The National Enquirer is reporting that Lopez and Kardashian are each getting $1 million to host "The X Factor" U.S. , so if this report is true, then it's another bad "X Factor" business decision. Jones, who is a well-known TV personality in his native Great Britain, put in more than seven months of work to host the show for less money than what Kardashian is getting, but Jones was and is relatively unknown in the United States. However, Lopez and Kardashian are basically hosting the show for only eight weeks (two months). So that's $2 million to pay two hosts for two months of work. What an incredibly dumb decision.
3. Catering too much to a teenage female audience
4. Eliminating talented contestants in favor of contestants who bring manufactured drama to the show
5. Bad editing in the prerecorded episodes
Cowell may be devastated by the failure of "The X Factor" U.S. when it gets cancelled, but he has bounced back from failure before, and this should be an opportunity for him and his "X Factor" colleagues to learn from their mistakes. Unfortunately for them, many of these mistakes made on "The X Factor" U.S. could have been avoided if they really paid attention to what the majority of viewers wanted instead of chasing after and overpaying controversial celebrities such as Spears and Kardashian.
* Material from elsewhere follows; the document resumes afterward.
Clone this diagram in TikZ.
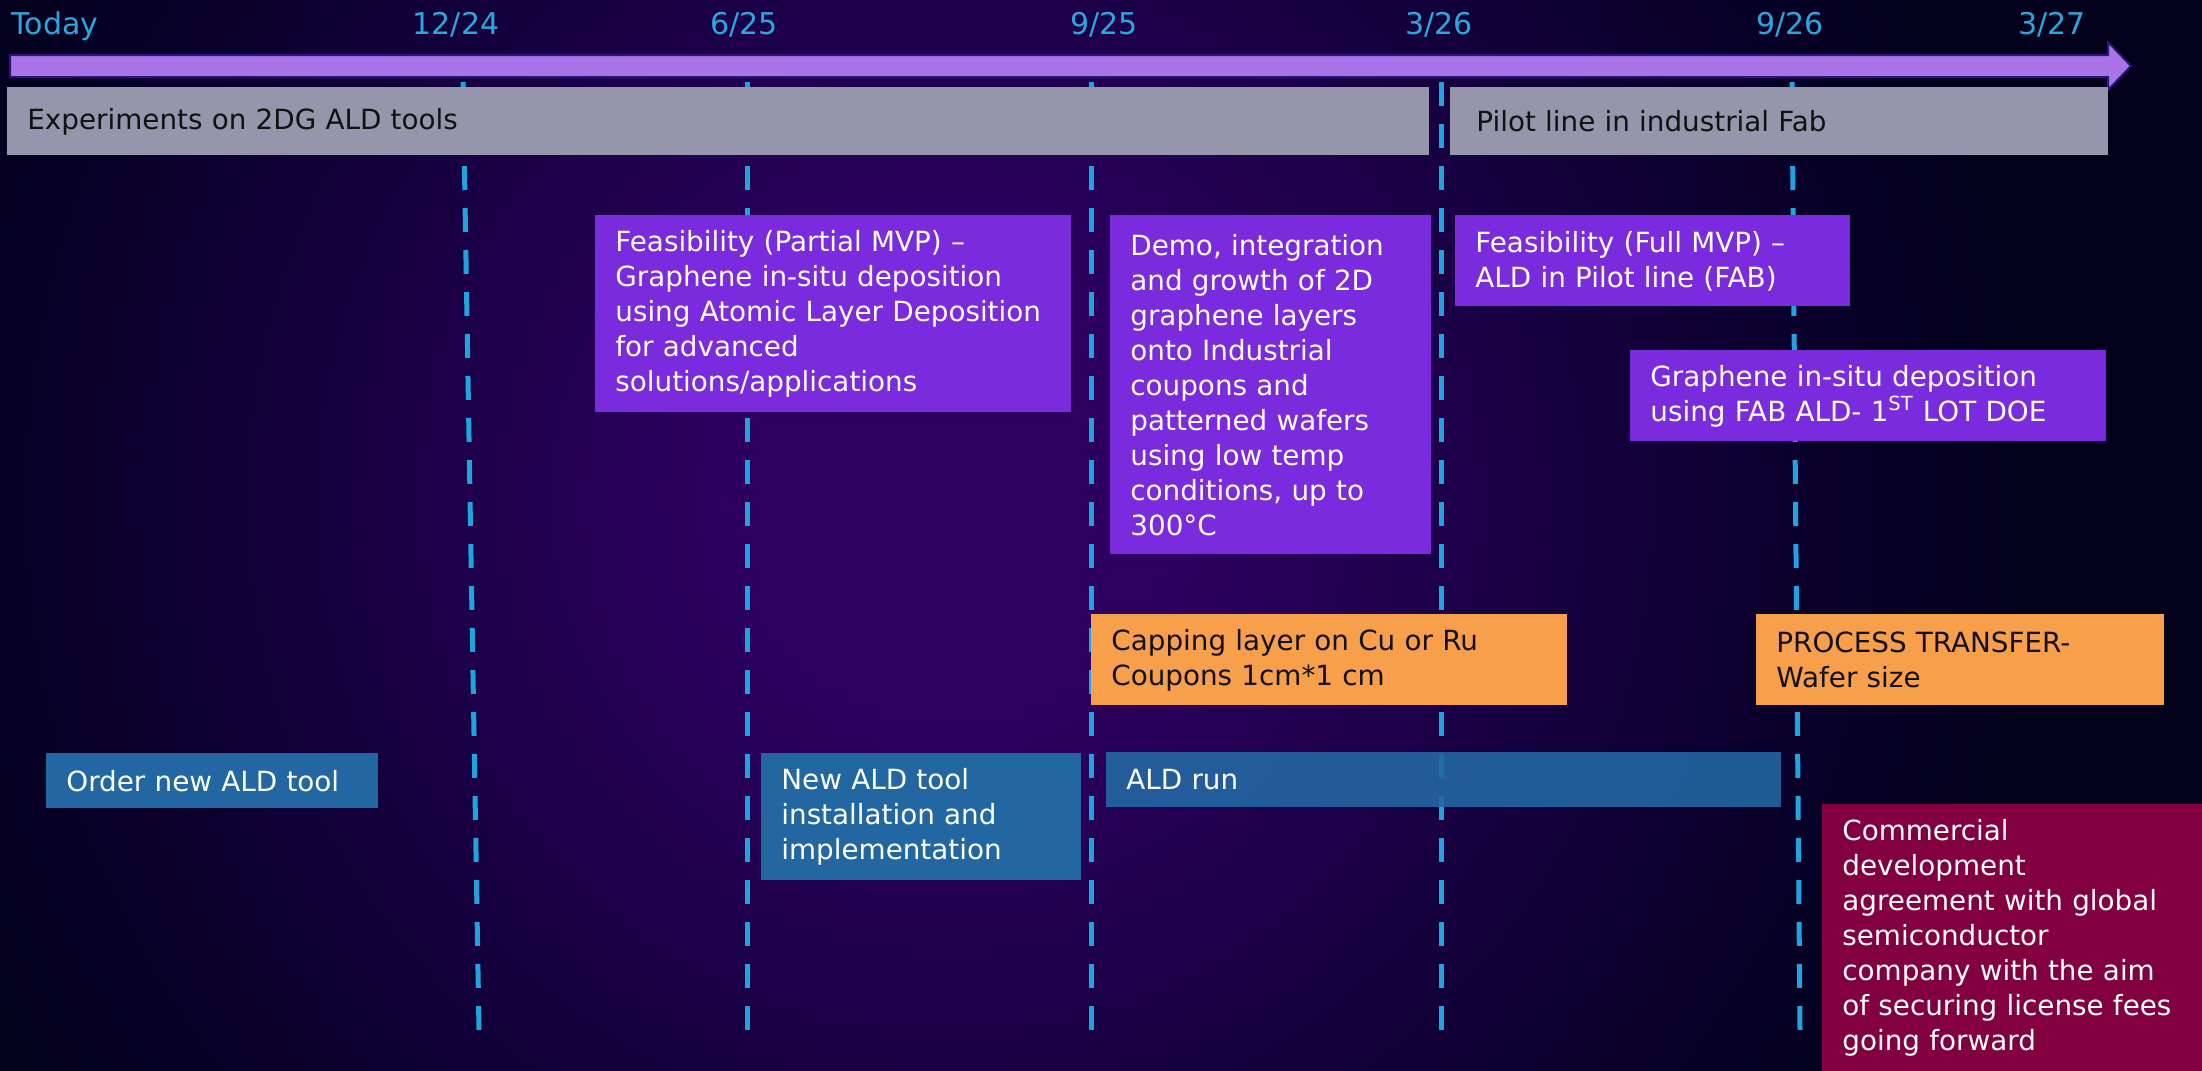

Many people have wanted Cowell to go back to being a judge on "The X Factor" U.K. anyway, and that will likely happen when "The X Factor" U.S. gets cancelled. Cowell may miss his reported $75 million annual "X Factor" U.S. salary when the show gets cancelled, but what will probably hurt him more is his wounded pride and the fact that not only was a show that he created such a massive failure in the United States but also that "American Idol" and "The Voice" (rival shows that he has trashed in interviews) outlasted and got much higher ratings than "The X Factor" in the United States.